Intel’s Next-Generation Leader

The company and its new CEOPat Gelsinger have some kinks to iron out.


Pat Gelsinger takes over this month as CEO of Intel, where his first order of business will be to help the company complete its journey from a manufacturer of central processing units, or CPUs, to providing a mix of architectures that Intel calls “XPUs.”

An XPU is a complete cross-architecture computing solution across all major chip types, all tied together in a single application programming interface, assigning each task to whichever chip is best suited to process it. Intel is betting that the XPU will be a key component of next-generation technologies that require efficient graphics, media, artificial intelligence (AI), memory, security and networking.

The company and its new leader have some kinks to iron out first. Serious lags in Intel’s manufacturing processes caused it to fall behind Taiwanese rival TSMC, leading to rumors it might outsource chipmaking to focus on chip design. Following Intel’s fourth quarter results call with analysts, however, Gelsinger hinted at a more hybrid approach: “The majority will be [manufactured] internally, but we will be increasing the use of our foundry capabilities as well.”

High-performance chip competition from ARM, Advanced Micro Devices and NVIDIA threatens Intel, which is hoping that Gelsinger—formerly its CTO and later head of software maker VMware—will bring greater innovation and help it regain market share in a changing environment.
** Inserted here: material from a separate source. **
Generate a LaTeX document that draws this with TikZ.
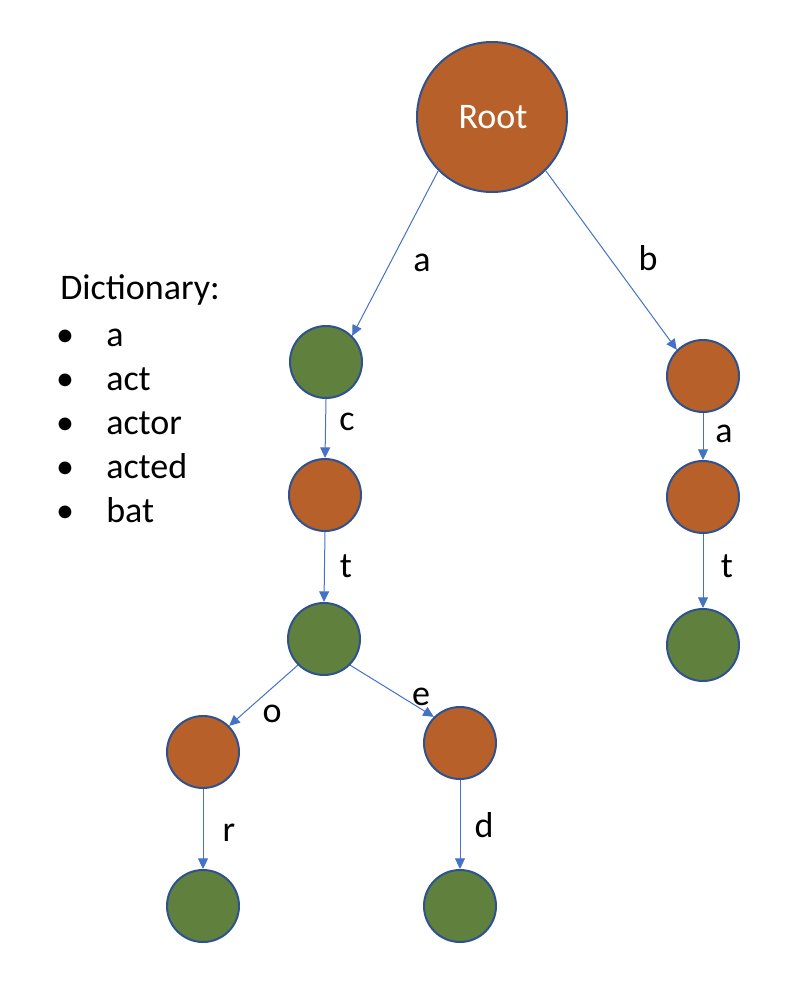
\documentclass[tikz,border=0pt]{standalone}
\usepackage{fontspec}
\setmainfont{Carlito}
\usetikzlibrary{arrows.meta}
\definecolor{orng}{RGB}{184,96,42}
\definecolor{grn}{RGB}{96,128,62}
\definecolor{bord}{RGB}{47,82,143}
\definecolor{arr}{RGB}{68,114,196}
\begin{document}
\begin{tikzpicture}[x=0.75pt,y=-0.75pt,
  trienode/.style={circle,draw=bord,line width=1.5pt,minimum size=54pt,inner sep=0pt},
  onode/.style={trienode,fill=orng},
  gnode/.style={trienode,fill=grn},
  conn/.style={draw=arr,line width=0.75pt,-{Triangle[length=8pt,width=7.5pt]}},
  lbl/.style={anchor=base,inner sep=0pt,font=\fontsize{27pt}{32pt}\selectfont},
  txt/.style={anchor=base west,inner sep=0pt,font=\fontsize{27pt}{32pt}\selectfont}]
\useasboundingbox (0,0) rectangle (798,1002);
% nodes
\node[trienode,fill=orng,minimum size=112.5pt] (root) at (492,117) {};
\node[anchor=base,inner sep=0pt,text=white,font=\fontsize{27pt}{32pt}\selectfont] (roottxt) at (493,129) {Root};
\node[gnode] (na) at (326,362) {};
\node[onode] (nc) at (325,495) {};
\node[gnode] (nt) at (324,639) {};
\node[onode] (no) at (203,752) {};
\node[onode] (ne) at (460,743) {};
\node[gnode] (nr) at (203,906) {};
\node[gnode] (nd) at (460,906) {};
\node[onode] (nb) at (703,376) {};
\node[onode] (nba) at (703,497) {};
\node[gnode] (nbat) at (703,645) {};
% connectors
\draw[conn] (root.225) -- (na.45);
\draw[conn] (root.315) -- (nb.135);
\draw[conn] (na.south) -- (nc.north);
\draw[conn] (nc.south) -- (nt.north);
\draw[conn] (nt.225) -- (no.45);
\draw[conn] (nt.315) -- (ne.135);
\draw[conn] (no.south) -- (nr.north);
\draw[conn] (ne.south) -- (nd.north);
\draw[conn] (nb.south) -- (nba.north);
\draw[conn] (nba.south) -- (nbat.north);
% edge labels
\node[lbl] (la) at (422,271) {a};
\node[lbl] (lb) at (648,270) {b};
\node[lbl] (lc) at (347,430) {c};
\node[lbl] (lt) at (346,577) {t};
\node[lbl] (lo) at (272,722) {o};
\node[lbl] (le) at (421,705) {e};
\node[lbl] (lr) at (229,841) {r};
\node[lbl] (ld) at (484,837) {d};
\node[lbl] (lba) at (724,442) {a};
\node[lbl] (lbt) at (727,577) {t};
% dictionary
\node[txt] (dict) at (60,299) {Dictionary:};
\foreach \w/\yy [count=\i] in {a/346,act/390,actor/434,acted/478,bat/522}{
  \node[lbl] (bul\i) at (65,\yy) {•};
  \node[txt] (item\i) at (106,\yy) {\w};
}
\end{tikzpicture}
\end{document}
“Intel’s biggest challenge is to improve its execution of its ‘leading edge’ manufacturing as it has fallen behind TSMC and Samsung,” says Patrick Moorhead, analyst at Moor Insights and Strategy. “It also needs to drive adoption of its new Habanera machine-learning training chip, Habana, to better compete with NVIDIA.”

The market for deep-learning chipsets is predicted to burgeon from $6.6 billion in 2018 to $91.2 billion by 2025, according to market research firm, Valuates Reports. NVIDIA is the market-leading producer of graphics processing units optimized for training AI and deep-learning models that can process multiple computations simultaneously.

But Intel is already beginning to cut into NVIDIA’s lead. In December, Intel announced that Habana’s Gaudi processors will power Amazon Web Services’ Amazon Elastic Compute Cloud for machine learning workload, rewarding Intel’s 2019 acquisition of Habana.